Giclée print is the 'gallery term' for inkjet prints. Inkjet printing covers a very wide range of printer types, ink compositions and papers, including several that our own photographers use; for example, LED photo printers, Archival printers. These are works of art on fine paper printed on high quality printers.

The first high quality inkjet prints available were from expensive 'Iris' printers, and high quality prints are normally made on 100% cotton hand made or mould-made watercolor papers. Prints made on these printers are sometimes designated 'Iris Giclée'. With high quality ink jet prints now available from other systems, including Epson's pigment and other archival inks as well as the unique carbon inks used in Cone Editions 'PiezographyBW' system, there is much interest in new terms to use to describe high quality ink jet prints. (source: photography.about.com)

LightJet Printing

A Lightjet photograph is an actual photographic print exposed by the Lightjet 430 laser printer. The printer reads the information in a digital file, then uses lasers to expose the image onto Fuji Crystal Archive paper. This paper has been tested to be more archival than other popular color printing methods (lasting over 60 years without noticeable fading in controlled conditions), including Ilfochrome printing. Unlike inkjet prints, which lay ink on paper, Lightjet prints are made on light-sensitive photo paper, which is exposed with red, green and blue lasers. (source: expertphoto.com)

Pigment printing

Pigment print is a general term for any kind of print which uses a pigment to produce the image, including gum, Fresson, carbon and carbro. Pigment prints are usually made using fairly stable pigments and thus should last well.

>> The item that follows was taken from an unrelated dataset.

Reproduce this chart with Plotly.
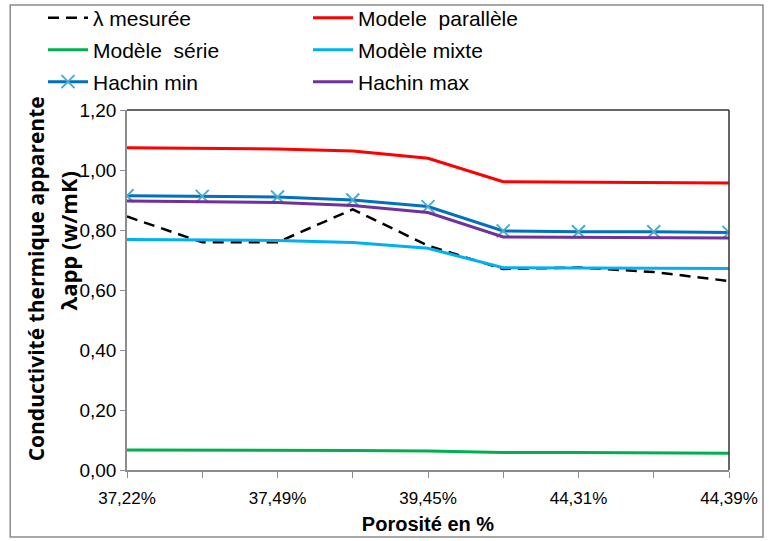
import plotly.graph_objects as go

# 9 measurement points, Excel shows only every other porosity label
points = list(range(9))
tick_pos = [0, 2, 4, 6, 8]
tick_labels = ["37,22%", "37,49%", "39,45%", "44,31%", "44,39%"]

lambda_mesuree = [0.845, 0.759, 0.759, 0.869, 0.748, 0.670, 0.675, 0.660, 0.630]
modele_parallele = [1.074, 1.072, 1.070, 1.063, 1.039, 0.961, 0.960, 0.959, 0.957]
modele_serie = [0.067, 0.067, 0.066, 0.065, 0.063, 0.058, 0.058, 0.057, 0.056]
modele_mixte = [0.768, 0.767, 0.765, 0.758, 0.739, 0.674, 0.673, 0.673, 0.672]
hachin_min = [0.914, 0.912, 0.910, 0.900, 0.878, 0.797, 0.794, 0.794, 0.792]
hachin_max = [0.897, 0.894, 0.892, 0.882, 0.858, 0.777, 0.775, 0.775, 0.773]

fig = go.Figure()
fig.add_trace(go.Scatter(x=points, y=lambda_mesuree, mode="lines", name="λ mesurée", legend="legend",
                         line=dict(color="black", width=2.5, dash="11px,7px")))
fig.add_trace(go.Scatter(x=points, y=modele_parallele, mode="lines", name="Modele  parallèle", legend="legend",
                         line=dict(color="#FF0000", width=3)))
fig.add_trace(go.Scatter(x=points, y=modele_serie, mode="lines", name="Modèle  série", legend="legend2",
                         line=dict(color="#00B050", width=3)))
fig.add_trace(go.Scatter(x=points, y=modele_mixte, mode="lines", name="Modèle mixte", legend="legend2",
                         line=dict(color="#00B0F0", width=3)))
fig.add_trace(go.Scatter(x=points, y=hachin_min, mode="lines+markers", name="Hachin min", legend="legend3",
                         line=dict(color="#0070C0", width=3),
                         marker=dict(symbol="x-thin", size=13,
                                     line=dict(color="#4BACC6", width=2))))
fig.add_trace(go.Scatter(x=points, y=hachin_max, mode="lines", name="Hachin max", legend="legend3",
                         line=dict(color="#7030A0", width=3)))

# plot area frame (top/right) and outer chart border
fig.add_shape(type="line", xref="paper", yref="paper", x0=0, x1=1, y0=1, y1=1,
              line=dict(color="#333333", width=1.5))
fig.add_shape(type="line", xref="paper", yref="paper", x0=1, x1=1, y0=0, y1=1,
              line=dict(color="#333333", width=1.5))
fig.add_shape(type="rect", xref="paper", yref="paper", x0=-0.194, x1=1.0565, y0=-0.186, y1=1.2917,
              line=dict(color="#8C8C8C", width=1.5))

fig.add_annotation(text="<b>Conductivité thermique apparente</b>", xref="paper", yref="paper",
                   x=-0.152, y=0.531, xanchor="center", yanchor="middle", textangle=-90, showarrow=False,
                   font=dict(family="Open Sans, Noto Sans", size=21, color="black"))
fig.add_annotation(text="<b>λapp (w/mK)</b>", xref="paper", yref="paper",
                   x=-0.098, y=0.635, xanchor="center", yanchor="middle", textangle=-90, showarrow=False,
                   font=dict(family="Open Sans, Noto Sans", size=22, color="black"))

legend_style = dict(orientation="h", xref="container", yref="container",
                    x=43 / 769, xanchor="left", yanchor="middle",
                    entrywidth=210, entrywidthmode="pixels",
                    font=dict(family="Liberation Sans, Arial", size=21, color="black"),
                    bgcolor="rgba(0,0,0,0)", itemwidth=40)

fig.update_layout(
    width=769, height=541,
    margin=dict(l=127, r=40, t=110, b=71, autoexpand=False),
    paper_bgcolor="white", plot_bgcolor="white",
    separators=", ",
    font=dict(family="Liberation Sans, Arial", size=16, color="black"),
    legend=dict(legend_style, y=1 - 18 / 541),
    legend2=dict(legend_style, y=1 - 50 / 541),
    legend3=dict(legend_style, y=1 - 82 / 541),
    xaxis=dict(range=[0, 8], tickvals=tick_pos, ticktext=tick_labels,
               showgrid=False, zeroline=False, showline=True, linecolor="#8C8C8C", linewidth=1.5,
               ticks="outside", ticklen=6, tickcolor="#8C8C8C",
               minor=dict(dtick=1, ticks="outside", ticklen=6, tickcolor="#8C8C8C"),
               tickfont=dict(size=17), ticklabelstandoff=6,
               title=dict(text="<b>Porosité en %</b>", font=dict(size=20), standoff=10)),
    yaxis=dict(range=[0, 1.2], dtick=0.2, tickformat=".2f",
               showgrid=False, zeroline=False, showline=True, linecolor="#8C8C8C", linewidth=1.5,
               ticks="outside", ticklen=5, tickcolor="#8C8C8C", tickfont=dict(size=19)),
)

fig.write_html("out.html", config={"displayModeBar": False},
               post_script="document.body.style.margin='0';")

Probably inkjet prints produced using pigment inks would not normally be included in this, although some also have long lifetimes. (source: photography.about.com)

Platinum Printing

Platinum prints are one of the family of processes based on the light sensitivity of iron(III) (ferric) salts. In the presence of organic material such as oxalate ions, these are reduced using energy from light to give iron(II) compounds. These then react with platinum salts to produce platinum metal. The iron salts are then removed leaving a stable platinum image. Platinum printing is slow and requires a UV light source and large negatives as all exposure is contact printing.

Platinum printing was patented by W. Willis in 1873 and materials were available commercially for many years. Increases in the price of platinum around 1910-20 led to a rapid reduction in their availability and use, although production did not finally cease in the UK until 1941. A few photographers continue to print in platinum, making their own papers, but most use other materials. A revival of interest, using hand coated papers, began in the 1970s, and at least one platinum paper was commercially produced from 1998 until around 2000. (source: photography.about.com)

R-Type Printing

An R-type is a direct reversal print made from a color transparency using a colour paper incorporating color couplers. The paper is exposed and then first developed in a black and white developer, before being exposed to light (or chemically fogged) so that the remaining silver halide can then be developed in a colour developer, at which stage the colour couplers form dyes.

More commonly the alternative Ilfochrome process is used for prints from transparencies, or a negative (an inter-negative) is made from the transparency from which a print can be made using the normal RA4 color paper - a C-type. Starting from 35mm transparency, using a larger format interneg generally gives the best results, though not the cheapest.

More recently, the use of high quality scans followed by output onto C-type photographic paper through a laser or LED printer, or using a high quality inkjet onto suitable paper (or other digital printing technologies) has begun to make these technologies obselete. (source: photography.about.com)

Silver Gelatin

Silver Gelatin prints are the most usual means of making black and white prints from negatives. They are papers coated with a layer of gelatin which contains light sensitive silver salts. They were developed in the 1870's and by 1895 had generally replaced albumen prints because they were more stable, did not turn yellow and were simpler to produce. Gelatin silver prints remain the standard black and white print type. (source: V & A museum).